Abu al Hasan Ali ibn al-Basayr the Sicilian, eleventh century
The most amusing if not necessarily the most reliable account of how the next chapter in Sicilian history began is to be found in the Byzantine imperial chronicles, which relate how Euphemius of Messina, captain of the Greek militia on the island, fell in love with a beautiful young girl and carried her off from the nunnery where she had taken the veil. Her brothers appealed to the Emperor Michael, who, despite a similar skeleton in his own imperial closet, ordered that Euphemius be apprehended and punished. Rather than lose his nose, the standard penalty for ravishing a nun, Euphemius fled Sicily for Kairouan, in what is now Tunisia, and offered his services to Ziadat-Allah, the Aghlabite Emir of North Africa, as leader of an expedition against Sicily.

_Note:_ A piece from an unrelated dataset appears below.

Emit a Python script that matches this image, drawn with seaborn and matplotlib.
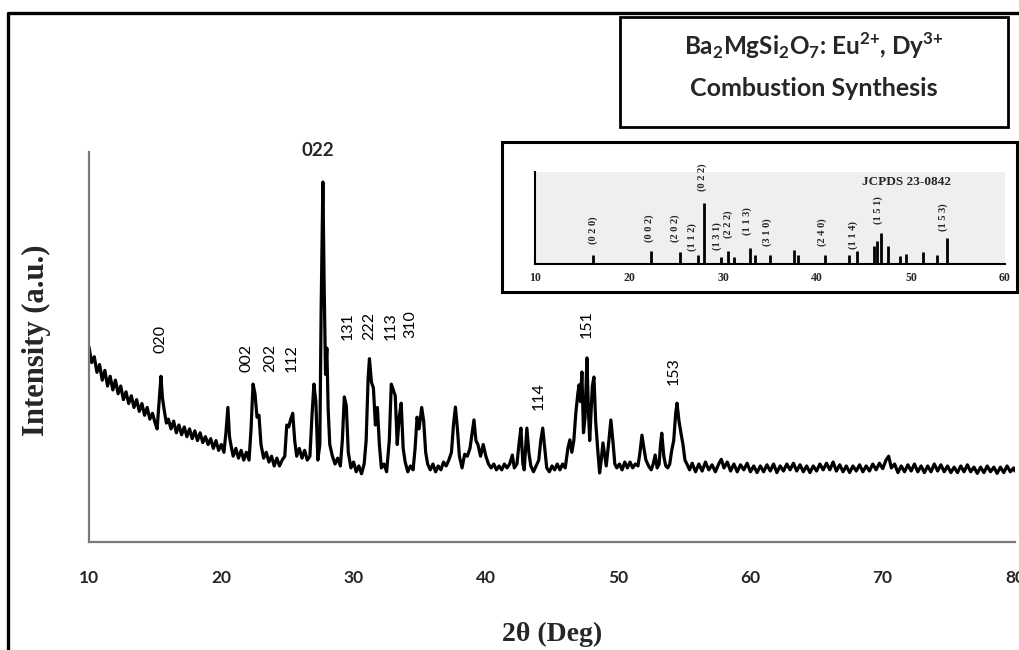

It does seem out of character for Sicilians of any epoch to entrust the reparation of their sister’s honour to an emperor many leagues distant, and of dubious morality to boot. Sources differ as to the actual motives for Euphemius’s rebellion, but whatever passions or high principles may have moved him, all are agreed that Euphemius landed at Mazara del Vallo, on the south-western coast of Sicily, on June 17, 827, at the head of a Saracen army comprising seven hundred knights and ten thousand infantry. He did not live to see his revenge completed: it was fifty years before the Byzantine capital at Syracuse fell to the Arabs. But by 831 Palermo was in their hands, and under their guidance it became the largest and richest city in Sicily, a primacy it was never again to relinquish.
Legend further informs us that, once the beachhead at Mazara was established, Euphemius ordered his Arab cooks to look around and see what they could find to feed the hungry troops. At the harbour of Mazara, then as now an important fishing port, they found quantities of fresh sardines, as well as wild fennel growing on the hillsides, currants drying in the vineyards, saffron and pine nuts on display in the marketplace. Tossing everything together, they came up with the Sicilian national dish.